US April wholesale inventories +2.3% vs +2.3% expected
Fed's Bostic: 50 basis points is a pretty aggressive move, Fed can stay at that pace
More from Bostic: Sees two or three 50 basis point hikes
Fed's Kashkari: Concerns about energy prices resonate
BOE's Saunders says neutral is somewhere in range of 1.25-2.50%
BOE's Saunders: My preference has been to move quickly to a more neutral stance
Hungary foreign min says more discussion needed for stance on Russia oil ban to change
EU's Von Der Leyen: We made progress in meeting with Hungary but further work needed
Atlanta Fed GDPNow Q2 forecast lowered to 1.8% from 2.2%
NY Fed one-year inflation expectations 6.3% vs 6.6% in March
US April Conference Board employment trends 120.18 vs 120.56 prior
Gold down $30 to $1853
WTI crude oil down $7.41 to $102.35
US 10-year yields down 8 bps to 3.04%
S&P 500 down 135 points, or 3.4%, to lowest since April 2021
JPY leads, AUD lags
There weren't any headlines driving the move to start the new week but there were some interesting quirks compared to recent price action. For one, the US dollar didn't sustain a bid against JPY, GBP or EUR even as the wheels fell off in equities. Perhaps that's just the ebb and flow but it could be a sign of rising worries about the US economy or the realization the Fed might not need to hike as much if growth starts to look as bad as the stock market.

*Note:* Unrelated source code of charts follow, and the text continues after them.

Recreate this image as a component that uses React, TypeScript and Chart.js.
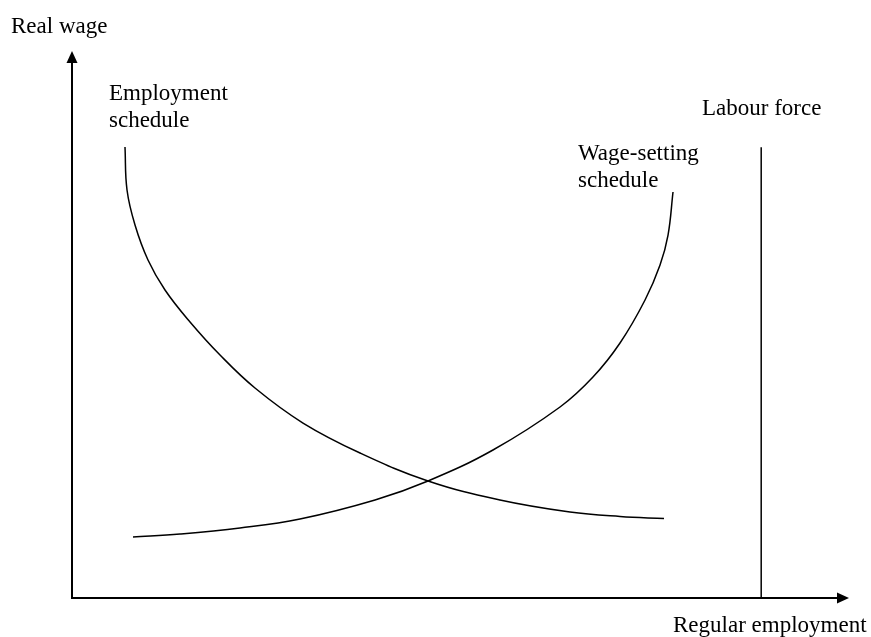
import React, { useEffect, useRef } from "react";
import { Chart, registerables } from "chart.js";

Chart.register(...registerables);

// Employment schedule (x: regular employment, y: real wage), abstract units 0..100
const employmentX = [6.82, 7.08, 8.11, 9.78, 11.97, 15.19, 19.05, 23.55, 29.73, 37.07, 45.82, 55.08, 64.09, 70.53, 76.19];
const employmentY = [82.45, 74.59, 68.19, 61.79, 56.31, 50.46, 44.42, 38.39, 31.99, 26.51, 21.39, 17.92, 15.72, 14.9, 14.53];

// Wage-setting schedule
const wageX = [7.85, 13.9, 21.62, 29.34, 39.0, 45.82, 54.18, 62.81, 67.05, 70.53, 73.75, 75.68, 76.71, 77.35];
const wageY = [11.15, 11.7, 12.8, 14.44, 17.92, 21.39, 27.06, 34.92, 40.4, 46.62, 54.48, 60.88, 66.36, 74.22];

// Labour force (vertical line)
const labourForceX = [88.7, 88.7];
const labourForceY = [0, 82.4];

const axisMax = [100, 100];

const FONT = '23px "Liberation Serif", "Times New Roman", serif';

const labels: { text: string; x: number; y: number }[] = [
  { text: "Real wage", x: 11, y: 33 },
  { text: "Employment", x: 109, y: 100 },
  { text: "schedule", x: 109, y: 127 },
  { text: "Labour force", x: 702, y: 115 },
  { text: "Wage-setting", x: 578, y: 160 },
  { text: "schedule", x: 578, y: 187 },
  { text: "Regular employment", x: 673, y: 632 },
];

const toPts = (xs: number[], ys: number[]) => xs.map((x, i) => ({ x, y: ys[i] }));

const axesPlugin = {
  id: "axesArrows",
  afterDatasetsDraw(chart: any) {
    const { ctx, scales } = chart;
    const xs = scales.x;
    const ys = scales.y;
    const ox = xs.getPixelForValue(0);
    const oy = ys.getPixelForValue(0);
    const tipX = xs.getPixelForValue(axisMax[0]);
    const tipY = ys.getPixelForValue(axisMax[1]);
    ctx.save();
    ctx.strokeStyle = "#000";
    ctx.fillStyle = "#000";
    ctx.lineWidth = 2;
    ctx.beginPath();
    ctx.moveTo(ox, oy);
    ctx.lineTo(ox, tipY + 8);
    ctx.moveTo(ox - 1, oy);
    ctx.lineTo(tipX - 8, oy);
    ctx.stroke();
    // arrow up
    ctx.beginPath();
    ctx.moveTo(ox, tipY);
    ctx.lineTo(ox - 5.5, tipY + 12);
    ctx.lineTo(ox + 5.5, tipY + 12);
    ctx.closePath();
    ctx.fill();
    // arrow right
    ctx.beginPath();
    ctx.moveTo(tipX, oy);
    ctx.lineTo(tipX - 12, oy - 5.5);
    ctx.lineTo(tipX - 12, oy + 5.5);
    ctx.closePath();
    ctx.fill();
    // labels
    ctx.font = FONT;
    ctx.textBaseline = "alphabetic";
    ctx.textAlign = "left";
    for (const l of labels) ctx.fillText(l.text, l.x, l.y);
    ctx.restore();
  },
};

export default function App() {
  const ref = useRef<HTMLCanvasElement | null>(null);
  useEffect(() => {
    if (!ref.current) return;
    const chart = new Chart(ref.current, {
      type: "line",
      data: {
        datasets: [
          {
            label: "Employment schedule",
            data: toPts(employmentX, employmentY),
            borderColor: "#000",
            borderWidth: 1.5,
            pointRadius: 0,
            tension: 0.4,
            fill: false,
          },
          {
            label: "Wage-setting schedule",
            data: toPts(wageX, wageY),
            borderColor: "#000",
            borderWidth: 1.5,
            pointRadius: 0,
            tension: 0.4,
            fill: false,
          },
          {
            label: "Labour force",
            data: toPts(labourForceX, labourForceY),
            borderColor: "#000",
            borderWidth: 1.5,
            pointRadius: 0,
            tension: 0,
            fill: false,
          },
        ],
      },
      options: {
        responsive: false,
        animation: false,
        layout: { padding: { left: 72, right: 22, top: 51, bottom: 39 } },
        plugins: { legend: { display: false }, tooltip: { enabled: false } },
        scales: {
          x: { type: "linear", min: 0, max: axisMax[0], display: false },
          y: { type: "linear", min: 0, max: axisMax[1], display: false },
        },
        elements: { line: { borderCapStyle: "butt" } },
      },
      plugins: [axesPlugin],
    } as any);
    return () => chart.destroy();
  }, []);
  return (
    <canvas
      ref={ref}
      width={871}
      height={637}
      style={{ position: "fixed", left: 0, top: 0, width: 871, height: 637, display: "block", background: "#fff" }}
    />
  );
}
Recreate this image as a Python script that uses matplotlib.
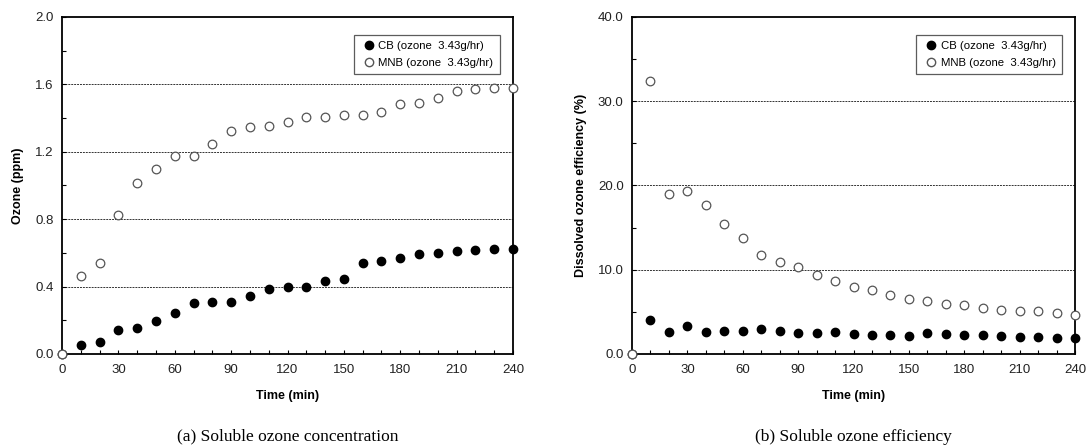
import numpy as np
import matplotlib
matplotlib.use("Agg")
import matplotlib.pyplot as plt
from matplotlib.ticker import MultipleLocator, FormatStrFormatter
from matplotlib.lines import Line2D

plt.rcParams['font.family'] = ['Liberation Sans', 'DejaVu Sans']

time_min = [0, 10, 20, 30, 40, 50, 60, 70, 80, 90, 100, 110, 120, 130, 140, 150,
            160, 170, 180, 190, 200, 210, 220, 230, 240]

# (a) soluble ozone concentration (ppm)
cb_ozone = [0.0, 0.055, 0.071, 0.142, 0.152, 0.198, 0.241, 0.30, 0.31, 0.31, 0.344, 0.388,
            0.398, 0.398, 0.435, 0.447, 0.538, 0.554, 0.572, 0.593, 0.597, 0.609, 0.619,
            0.625, 0.625]
mnb_ozone = [0.0, 0.463, 0.538, 0.827, 1.013, 1.098, 1.175, 1.175, 1.246, 1.321, 1.349,
             1.355, 1.377, 1.405, 1.405, 1.42, 1.42, 1.436, 1.486, 1.492, 1.517, 1.563,
             1.571, 1.577, 1.579]

# (b) soluble ozone efficiency (%)
cb_eff = [0.0, 3.99, 2.57, 3.32, 2.65, 2.76, 2.76, 2.96, 2.68, 2.45, 2.45, 2.57, 2.37,
          2.25, 2.25, 2.13, 2.49, 2.41, 2.25, 2.25, 2.13, 2.05, 2.05, 1.93, 1.86]
mnb_eff = [0.0, 32.45, 19.03, 19.31, 17.73, 15.44, 13.74, 11.77, 10.9, 10.38, 9.36, 8.65,
           8.01, 7.58, 7.03, 6.55, 6.24, 5.92, 5.84, 5.45, 5.25, 5.13, 5.05, 4.86, 4.66]

cb_label = "CB (ozone  3.43g/hr)"
mnb_label = "MNB (ozone  3.43g/hr)"


def draw_panel(ax, cb, mnb, ymax, ymajor, yminor, grid_vals, yfmt, ylabel, caption):
    ax.plot(time_min, cb, 'o', color='black', markersize=6, clip_on=False, zorder=3)
    ax.plot(time_min, mnb, 'o', markerfacecolor='white', markeredgecolor='#555555',
            markeredgewidth=0.9, markersize=6.2, clip_on=False, zorder=4)

    for g in grid_vals:
        ax.axhline(g, color='#333333', linestyle=(0, (2, 1)), linewidth=0.7, zorder=1)

    ax.set_xlim(0, 240)
    ax.set_ylim(0, ymax)
    ax.xaxis.set_major_locator(MultipleLocator(30))
    ax.xaxis.set_minor_locator(MultipleLocator(10))
    ax.yaxis.set_major_locator(MultipleLocator(ymajor))
    ax.yaxis.set_minor_locator(MultipleLocator(yminor))
    ax.yaxis.set_major_formatter(FormatStrFormatter(yfmt))
    ax.tick_params(which='both', direction='in', length=3, width=0.8, labelsize=9.5,
                   colors='black', labelcolor='#222222')
    ax.tick_params(axis='x', which='major', pad=7)
    ax.tick_params(axis='y', which='major', pad=6)
    for s in ax.spines.values():
        s.set_linewidth(1.3)

    ax.set_xlabel("Time (min)", fontsize=9, fontweight='bold', labelpad=10)
    ax.set_ylabel(ylabel, fontsize=9, fontweight='bold', labelpad=8)

    handles = [
        Line2D([], [], marker='o', linestyle='none', color='black', markersize=6),
        Line2D([], [], marker='o', linestyle='none', markerfacecolor='white',
               markeredgecolor='#555555', markersize=6),
    ]
    leg = ax.legend(handles, [cb_label, mnb_label], loc='upper right', fontsize=8.2,
                    frameon=True, fancybox=False, edgecolor='#333333',
                    handletextpad=0.0, handlelength=1.6, borderpad=0.55,
                    labelspacing=0.55, bbox_to_anchor=(0.983, 0.963))
    leg.get_frame().set_linewidth(0.9)

    ax.text(0.5, -0.245, caption, transform=ax.transAxes, ha='center', va='center',
            fontsize=12.5, family=['Liberation Serif', 'DejaVu Serif'])


fig = plt.figure(figsize=(10.86, 4.48), dpi=100)
ax1 = fig.add_axes([62 / 1086, 1 - 354 / 448, (513 - 62) / 1086, (354 - 17) / 448])
ax2 = fig.add_axes([632 / 1086, 1 - 354 / 448, (1075 - 632) / 1086, (354 - 17) / 448])

draw_panel(ax1, cb_ozone, mnb_ozone, 2.0, 0.4, 0.2, [0.4, 0.8, 1.2, 1.6], '%.1f',
           "Ozone (ppm)", "(a) Soluble ozone concentration")
draw_panel(ax2, cb_eff, mnb_eff, 40.0, 10.0, 5.0, [10, 20, 30], '%.1f',
           "Dissolved ozone efficiency (%)", "(b) Soluble ozone efficiency")

fig.savefig("out.png", dpi=100)
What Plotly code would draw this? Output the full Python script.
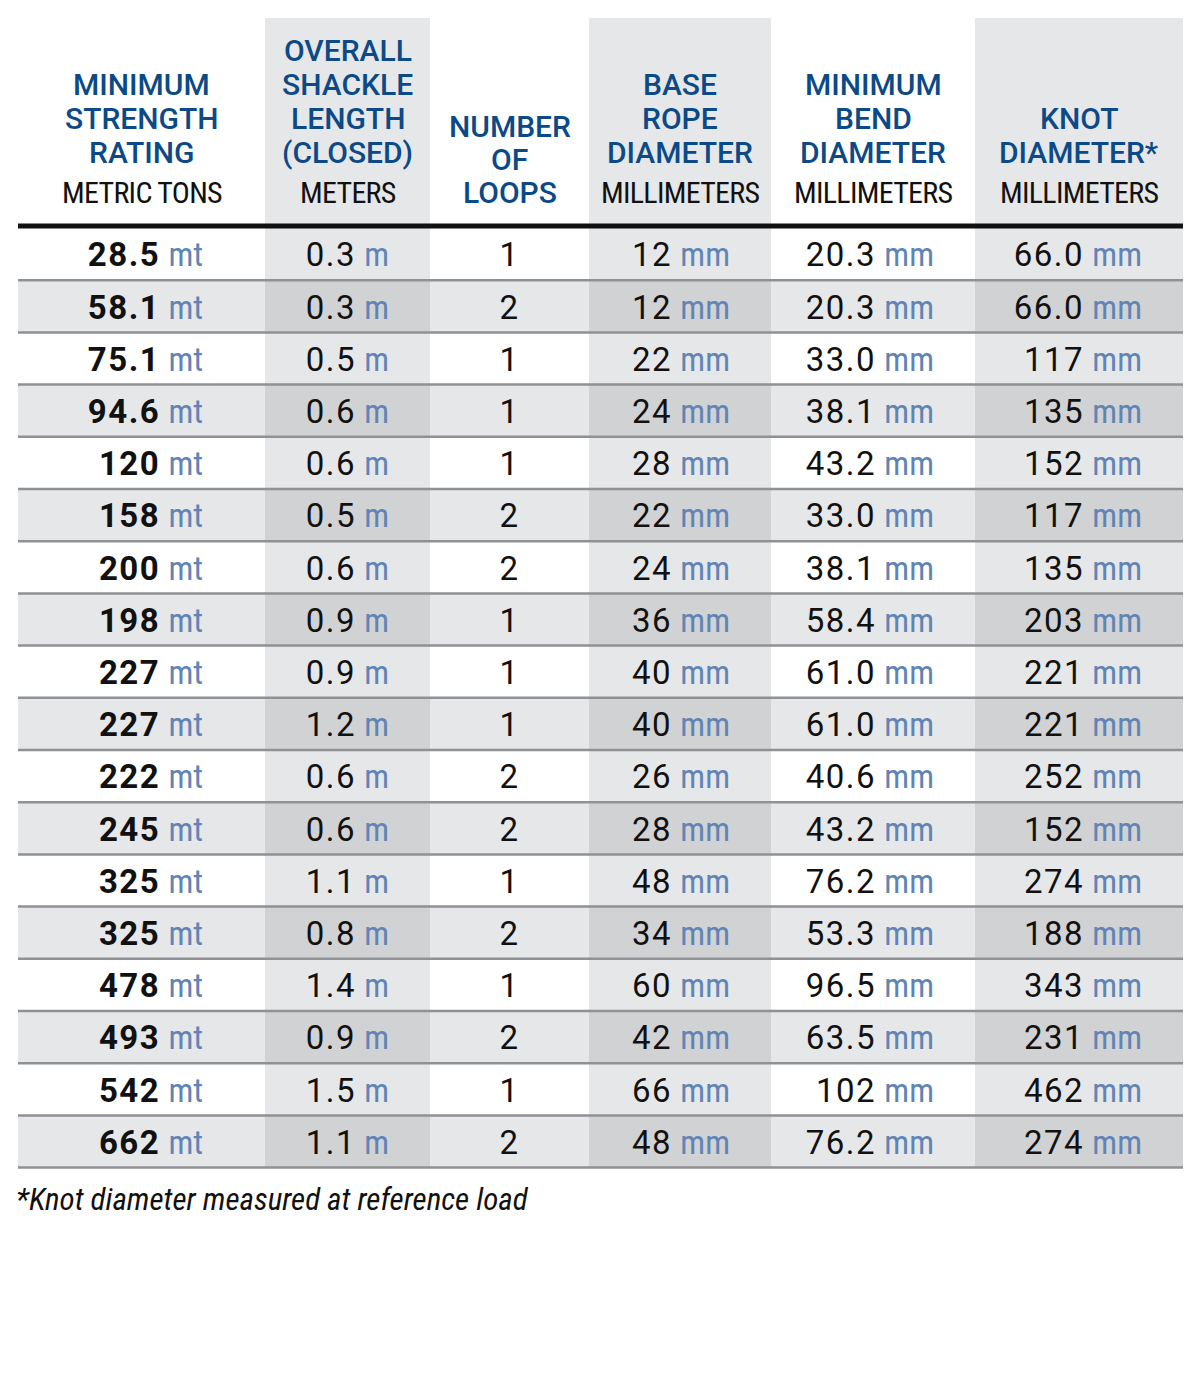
import plotly.graph_objects as go

# ---- data ----
min_strength = [28.5, 58.1, 75.1, 94.6, 120, 158, 200, 198, 227, 227, 222, 245, 325, 325, 478, 493, 542, 662]
shackle_len = [0.3, 0.3, 0.5, 0.6, 0.6, 0.5, 0.6, 0.9, 0.9, 1.2, 0.6, 0.6, 1.1, 0.8, 1.4, 0.9, 1.5, 1.1]
num_loops = [1, 2, 1, 1, 1, 2, 2, 1, 1, 1, 2, 2, 1, 2, 1, 2, 1, 2]
base_rope = [12, 12, 22, 24, 28, 22, 24, 36, 40, 40, 26, 28, 48, 34, 60, 42, 66, 48]
min_bend = [20.3, 20.3, 33.0, 38.1, 43.2, 33.0, 38.1, 58.4, 61.0, 61.0, 40.6, 43.2, 76.2, 53.3, 96.5, 63.5, 102, 76.2]
knot_dia = [66.0, 66.0, 117, 135, 152, 117, 135, 203, 221, 221, 252, 152, 274, 188, 343, 231, 462, 274]

header_titles = [
    ["MINIMUM", "STRENGTH", "RATING"],
    ["OVERALL", "SHACKLE", "LENGTH", "(CLOSED)"],
    ["NUMBER", "OF", "LOOPS"],
    ["BASE", "ROPE", "DIAMETER"],
    ["MINIMUM", "BEND", "DIAMETER"],
    ["KNOT", "DIAMETER*"],
]
header_units = ["METRIC TONS", "METERS", "", "MILLIMETERS", "MILLIMETERS", "MILLIMETERS"]
value_units = ["mt", "m", "", "mm", "mm", "mm"]
footnote = "*Knot diameter measured at reference load"

# ---- layout constants (pixels, page coords; the page body adds an 8px margin) ----
OFF = 8
col_edges = [18, 265, 430, 589, 771, 975, 1183]
shaded_cols = [False, True, False, True, False, True]
value_right = [203, 389, None, 730, 934, 1142]   # right edge of value text, None = centred
HEADER_TOP = 18
TABLE_TOP = 228
ROW_H = 52.2
TEXT_DY = 4
UNIT_Y = 192
BLUE_PITCH = 34

BLUE = "#0b4a86"
UNIT_BLUE = "#6084b5"
LIGHT = "#e6e7e9"
DARK = "#d1d2d4"
NARROW = "font-stretch:75%"


def sig3(v):
    return "{:#.3g}".format(v).rstrip(".")


def one_dec(v):
    return "{:.1f}".format(v)


columns = [
    [sig3(v) for v in min_strength],
    [one_dec(v) for v in shackle_len],
    [str(v) for v in num_loops],
    [str(v) for v in base_rope],
    [sig3(v) for v in min_bend],
    [sig3(v) for v in knot_dia],
]
n_rows = len(min_strength)

# cell background levels: header row + body rows
y_edges = [HEADER_TOP] + [TABLE_TOP + ROW_H * k for k in range(n_rows + 1)]
z = [[1 if s else 0 for s in shaded_cols]]
for i in range(n_rows):
    z.append([(i % 2) + (1 if s else 0) for s in shaded_cols])

fig = go.Figure()
fig.add_trace(go.Heatmap(
    x=col_edges, y=y_edges, z=z,
    zmin=0, zmax=2,
    colorscale=[[0, "#ffffff"], [0.5, LIGHT], [1, DARK]],
    showscale=False, hoverinfo="skip", xgap=0, ygap=0,
))

row_centers = [TABLE_TOP + ROW_H * (i + 0.5) + TEXT_DY for i in range(n_rows)]

for c, vals in enumerate(columns):
    mid = (col_edges[c] + col_edges[c + 1]) / 2
    if value_units[c]:
        unit = " <span style='color:%s;letter-spacing:0px;%s'>%s</span>" % (UNIT_BLUE, NARROW, value_units[c])
    else:
        unit = ""
    num = "<span style='letter-spacing:1.5px'>%s</span>"
    if c == 0:
        num = "<b>" + num + "</b>"
    texts = [(num % v) + unit for v in vals]
    if value_right[c] is None:
        xs, pos = [mid] * n_rows, "middle center"
    else:
        xs, pos = [value_right[c]] * n_rows, "middle left"
    fig.add_trace(go.Scatter(
        x=xs, y=row_centers, mode="text", text=texts, textposition=pos,
        textfont=dict(family="Roboto", size=33, color="#111111"),
        hoverinfo="skip", showlegend=False,
    ))

# row separators and header rule
for k in range(1, n_rows + 1):
    yy = TABLE_TOP + ROW_H * k
    fig.add_shape(type="line", x0=col_edges[0], x1=col_edges[-1], y0=yy, y1=yy,
                  line=dict(color="#909194", width=2.5), layer="above")
fig.add_shape(type="line", x0=col_edges[0], x1=col_edges[-1], y0=TABLE_TOP - 2, y1=TABLE_TOP - 2,
              line=dict(color="#111111", width=5), layer="above")

# header text
for c, lines in enumerate(header_titles):
    mid = (col_edges[c] + col_edges[c + 1]) / 2
    if header_units[c]:
        last = UNIT_Y - 40
        pitch = BLUE_PITCH
        fig.add_annotation(x=mid, y=UNIT_Y, xref="x", yref="y",
                           text="<span style='%s;letter-spacing:-0.7px'>%s</span>" % (NARROW, header_units[c]),
                           showarrow=False, yanchor="middle",
                           font=dict(family="Roboto", size=30, color="#111111"))
    else:
        last = UNIT_Y
        pitch = 33
    n = len(lines)
    for j, ln in enumerate(lines):
        fig.add_annotation(x=mid, y=last - pitch * (n - 1 - j), xref="x", yref="y", text=ln,
                           showarrow=False, yanchor="middle",
                           font=dict(family="Roboto", size=30, color=BLUE, weight=500))

fig.add_annotation(x=col_edges[0] - 4, y=1199, xref="x", yref="y",
                   text="<i><span style='font-stretch:78%%'>%s</span></i>" % footnote,
                   showarrow=False, xanchor="left", yanchor="middle",
                   font=dict(family="Roboto", size=31, color="#111111"))

fig.update_layout(
    width=1200, height=1400,
    margin=dict(l=0, r=0, t=0, b=0),
    paper_bgcolor="white", plot_bgcolor="white",
    showlegend=False,
    xaxis=dict(range=[OFF, 1200 + OFF], visible=False, fixedrange=True),
    yaxis=dict(range=[1400 + OFF, OFF], visible=False, fixedrange=True),
)

fig.write_html("out.html")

Secondly, the broad deleveraging in all assets gave way to some buying in bonds. That could reflect unleveraged funds in a flight to safety finally overwhelming the deleveraging sales.
In stocks, every bounce was sold. It wasn't the kind of puke that some bottom-pickers would like to see but rather a controlled demolition of longs. After five weeks of selling and a Monday like this, we might not be far off from disorderly selling. Certainly we're seeing that in pockets of tech and have been for some time. ARKK was down 10.4% today as towels are thrown in.
Another difference was that energy and commodities were sold off alongside stocks today. Previously, they'd been remarkably resilient. That points to a brewing global growth slowdown and continued frustration with China covid policy. Oil and gas took sharp legs lower and copper continued its slide.
Perhaps the worst signal for commodities was commodity currencies. CAD and AUD both touched below levels that have held multiple times. USD/CAD rose above 1.30 for the first time since Nov 2020 while AUD/USD fell below 0.7000 for the first time since July 2020. Both charts are ominous.